Ovid turns from the origin of those constellation to the story of how the raven became black. The raven reports to Apollo that his lover, Coronis, cheated on him. Phoebus Apollo kills Coronis with an arrow, and as she dies she tells him that she is pregnant with his son. Apollo regrets his action too late and, furious at the raven, turns him from white to black. He takes his son, Aesculapius, from Coronis' womb and takes him to a prophet, Chiron's daughter Ocyrhoe, who predicts that Aesculapius will have healing powers but anger the gods. Then she predicted her father's own death, but as she finished, she realized that the Fates would let her speak no more, and as she predicted that she would be turned into a horse, she was transformed. Chiron called out to Apollo, but the god is disguised as a cowherd. Mercury steals Phoebus' cows with only Battus as a witness. Mercury bribes Battus to keep quiet, and when Battus proves untrustworthy, Mercury turns him into a stone.

Returning to heaven, Mercury passes over a festival of Pallas and spots Herse, the most beautiful of the virgin girls participating in the festival. He approaches Herse's sister, Aglauros, in an attempt to enter Herse's room. Aglauros asks for a weight of gold in return, a request that Minerva overhears. Minerva recalls that Aglauros betrayed her and entreats Envy to poison Aglauros's heart. Out of envy Aglauros tries to stop Mercury from accessing her sister, and Aglauros is turned to stone. Back in heaven, Mercury meets his father, Jove, who asks him to fly to Sidon and drive a herd of cattle there to the sea shore. Mercury obeys his father. Jove then joins the herd as a gorgeous bull. Europa, the beautiful princess of that land, marvels at the bull, twining its horns with flowers and eventually climbing on its back for a ride. Jove takes his opportunity and carries her into the ocean.


At the beginning of the Metamorphoses, Ovid accomplishes several things. First, he defines the world of the poem. He is going to tell the reader, how "bodies are changed into different bodies." Ovid then demonstrate that he means "bodies" in the loosest sense: in this poem, he is going to address all kinds of transformation, from the transformation of Chaos into the Universe to literal physical transformations, to the founding and destruction of cities, the evolution of man, and even pedestrain emotional transformations. In other words, this poem examines transformation as an omnipresent force in the universe, affecting high and low, mythic and ordinary forces alike.

The first transformation -- Chaos into the Universe -- illuminates a few general characteristics about these events. Transformations are never truly spontaneous. Chaos does not transform itself into earth, a powerful being transforms it. There is always something which does the transforming and something which is transformed (though in rare cases people can transform themselves). Consequently, this book is also about relationships, most often the relationship between that which has the power to transform and that which is transformed. This relationship most often exists between the gods and mortals.

The first section of Metamorphoses suggests that people are often transformed in punishment for some misbehavior.
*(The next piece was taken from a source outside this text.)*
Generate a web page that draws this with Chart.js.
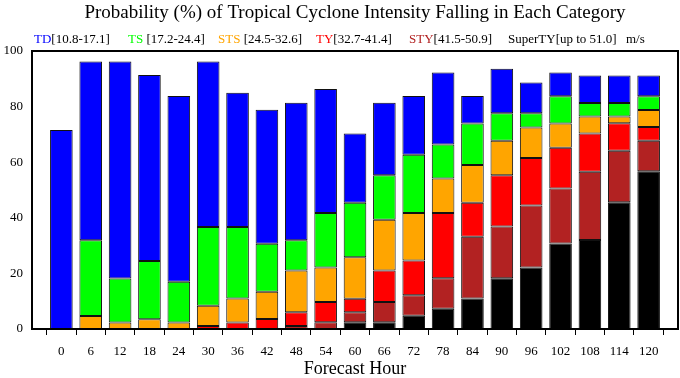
<!DOCTYPE html>
<html>
<head>
<meta charset="utf-8">
<script src="https://cdn.jsdelivr.net/npm/chart.js@4"></script>
<style>
  html, body { margin: 0; padding: 0; background: #fff; }
  #wrap { width: 680px; height: 378px; }
</style>
</head>
<body>
<div id="wrap"><canvas id="chart" width="680" height="378"></canvas></div>
<script>
const hours = [0, 6, 12, 18, 24, 30, 36, 42, 48, 54, 60, 66, 72, 78, 84, 90, 96, 102, 108, 114, 120];

// stacked from the bottom up
const superTY = [0, 0, 0, 0, 0, 0, 0, 0, 0, 0, 2.4, 2.4, 4.8, 7.3, 11.0, 18.3, 22.1, 30.8, 32.0, 45.6, 56.7];
const sty     = [0, 0, 0, 0, 0, 0, 0, 0, 1.1, 2.4, 3.6, 7.3, 7.3, 11.0, 22.2, 18.6, 22.3, 19.7, 24.6, 18.5, 11.0];
const ty      = [0, 0, 0, 0, 0, 1.1, 2.3, 3.6, 4.9, 7.3, 4.9, 11.3, 12.5, 23.4, 12.2, 18.4, 17.1, 14.7, 13.7, 9.9, 5.0];
const sts     = [0, 4.7, 2.3, 3.5, 2.3, 7.3, 8.7, 9.8, 15.0, 12.4, 14.9, 18.3, 17.1, 12.4, 13.6, 12.4, 11.0, 8.7, 6.1, 2.4, 6.1];
const ts      = [0, 27.2, 15.9, 21.0, 14.7, 28.3, 25.7, 17.3, 10.9, 19.6, 19.6, 16.0, 21.0, 12.3, 14.9, 9.9, 5.1, 9.8, 4.9, 4.9, 4.9];
const td      = [71.6, 64.3, 78.0, 66.9, 66.8, 59.5, 48.3, 48.2, 49.5, 44.6, 24.9, 26.1, 21.1, 25.9, 9.9, 16.0, 11.1, 8.6, 9.9, 9.9, 7.5];

const yTicks = [0, 20, 40, 60, 80, 100];

const legendNames  = ['TD', 'TS', 'STS', 'TY', 'STY', 'SuperTY'];
const legendRanges = ['[10.8-17.1]', ' [17.2-24.4]', ' [24.5-32.6]', '[32.7-41.4]', '[41.5-50.9]', '[up to 51.0]'];
const unitText = 'm/s';
const titleText = 'Probability (%) of Tropical Cyclone Intensity Falling in Each Category';
const xTitle = 'Forecast Hour';

const colors = {
  TD: '#0000ff', TS: '#00ff00', STS: '#ffa500', TY: '#ff0000', STY: '#b22222', SuperTY: '#000000'
};
const legendX = [34, 128, 218, 316, 409, 508];
const unitX = 626;

const serif = '"Liberation Serif", "DejaVu Serif", serif';

function series(label, vals) {
  return {
    label: label,
    data: hours.map((h, i) => ({ x: h, y: vals[i] })),
    backgroundColor: colors[label],
    borderColor: '#111',
    borderWidth: 1,
    borderSkipped: false,
    barPercentage: 0.77,
    categoryPercentage: 1.0
  };
}

const decor = {
  id: 'decor',
  afterDraw(chart) {
    const ctx = chart.ctx;
    const a = chart.chartArea;
    ctx.save();
    // frame
    ctx.strokeStyle = '#000';
    ctx.lineWidth = 2;
    ctx.strokeRect(a.left, a.top, a.right - a.left, a.bottom - a.top);
    // title
    ctx.fillStyle = '#000';
    ctx.font = '19px ' + serif;
    ctx.textAlign = 'center';
    ctx.textBaseline = 'middle';
    ctx.fillText(titleText, (a.left + a.right) / 2, 13);
    // legend row
    ctx.font = '13px ' + serif;
    ctx.textAlign = 'left';
    legendNames.forEach((n, i) => {
      let x = legendX[i];
      ctx.fillStyle = colors[n];
      ctx.fillText(n, x, 40);
      x += ctx.measureText(n).width;
      ctx.fillStyle = '#000';
      ctx.fillText(legendRanges[i], x, 40);
    });
    ctx.fillText(unitText, unitX, 40);
    ctx.restore();
  }
};

new Chart(document.getElementById('chart'), {
  type: 'bar',
  data: {
    datasets: [
      series('SuperTY', superTY),
      series('STY', sty),
      series('TY', ty),
      series('STS', sts),
      series('TS', ts),
      series('TD', td)
    ]
  },
  options: {
    responsive: false,
    animation: false,
    layout: { padding: { top: 51, right: 2, left: 0, bottom: 0 } },
    plugins: {
      legend: { display: false },
      title: { display: false },
      tooltip: { enabled: false }
    },
    scales: {
      x: {
        type: 'linear',
        stacked: true,
        min: -6,
        max: 126,
        offset: false,
        afterBuildTicks: s => { s.ticks = s.ticks.filter(t => t.value >= 0 && t.value <= 120); },
        afterFit: s => { s.height = 49; },
        ticks: {
          stepSize: 6,
          autoSkip: false,
          maxRotation: 0,
          color: '#000',
          padding: 9,
          font: { family: serif, size: 13 }
        },
        grid: { display: true, drawOnChartArea: false, drawTicks: true, tickLength: 6, color: '#000' },
        border: { display: false },
        title: {
          display: true,
          text: xTitle,
          color: '#000',
          padding: { top: 0, bottom: -2 },
          font: { family: serif, size: 18 }
        }
      },
      y: {
        stacked: true,
        min: 0,
        max: 100,
        afterBuildTicks: s => { s.ticks = yTicks.map(v => ({ value: v })); },
        afterFit: s => { s.width = 32; },
        ticks: {
          color: '#000',
          padding: 9,
          font: { family: serif, size: 13 }
        },
        grid: { display: false, drawTicks: false },
        border: { display: false }
      }
    }
  },
  plugins: [decor]
});
</script>
</body>
</html>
Most broadly, Jove destroys humankind because the race as a whole misbehaves. But Ovid subtly suggests that just because the gods are capable of punishing mortal misdeeds, that doesn't mean that they themselves are virtuous. Indeed, though the stray man, such as Lycaon, may perform some gruesome act, the preponderence of unjust and violent actions are committed by gods. The first books are full of the rapes, deceptions, murders, and fickle revenges of the gods. The message seems to be clear: the gods aren't just, they're merely powerful. Because they, immortal and unchanging themselves, have the power to effect change in mortals, they can and will use that power, however fickly. Those who try to stand against the gods' exceptional status will be destroyed and transformed, individually or as a whole race (as the flood episode shows us). Those who worship the gods without questioning them, like Deucalion and his wife, will be allowed to live. Ovid's view of the virtuousness of authority is, in this light, quite cynical.

The major arena where these power dynamics play is love -- or, more pointedly, lust. These two concepts are inseparable for the Romans, who do not treat love as a matter of courtship and chivalry so much as a matter of irresistable passion. This passion is often unrequited. Indeed, in these first stories, again and again we read of a beautiful woman who wishes to live as a virgin, free from all men, but is pursued and/or raped by a god. Beginning with Apollo's unrequited love for Daphne, through Pan's for Syrinx, through Zeus' catalogue of rapes -- Io, Europa, etc. -- we see women raped, changed into trees and animals, and otherwise used without consent. In all of these examples, love is a transformative force for both parties. Apollo's love for Daphne results in her transformation into a laurel tree, and in a more restrained transformation within Apollo, who adapts her branches as a symbol. Zeus frequently changes himself into an animal or another form in order to facillitate his rapes, which in turn result in transformations in the women, such as Io's metamorphosis into a cow. Thus, Ovid suggests, the power of love alters both parties, but without a doubt the gods are at an advantage. Those who wish to live outside of the power structure, especially the virgins of Diana, find themselves repeatedly unable to do so.

Ovid is especially sensitive to the manner in which transformations build on one another causally, with tragedy begetting tragedy. In Phaethon's episode, for instance, the death of Phaethon sets into motion the transformation of his sisters into trees and the transformation of Cycnus into a swan. It also transforms the earth and the sky as both are threatened by Pheobus' out-of-control chariot, and incites subtler transformations as well in Phaethon's father and mother, both of whom mourn their son tenderly. Every transformation follows a similar pattern: an initial metamorphosis, often a tragic one, will set off a series of contingent metamorphoses. Fathers and mothers, mourning lost sons and daughters, become birds or trees in their grief. Thus Ovid demonstrates the manner in which change affects human beings. We are all touched by each other, and one person's tragedy ripples through his or her community. Hundreds of years before the Reverand John Donne wrote it, Ovid understood well that "no man is an island."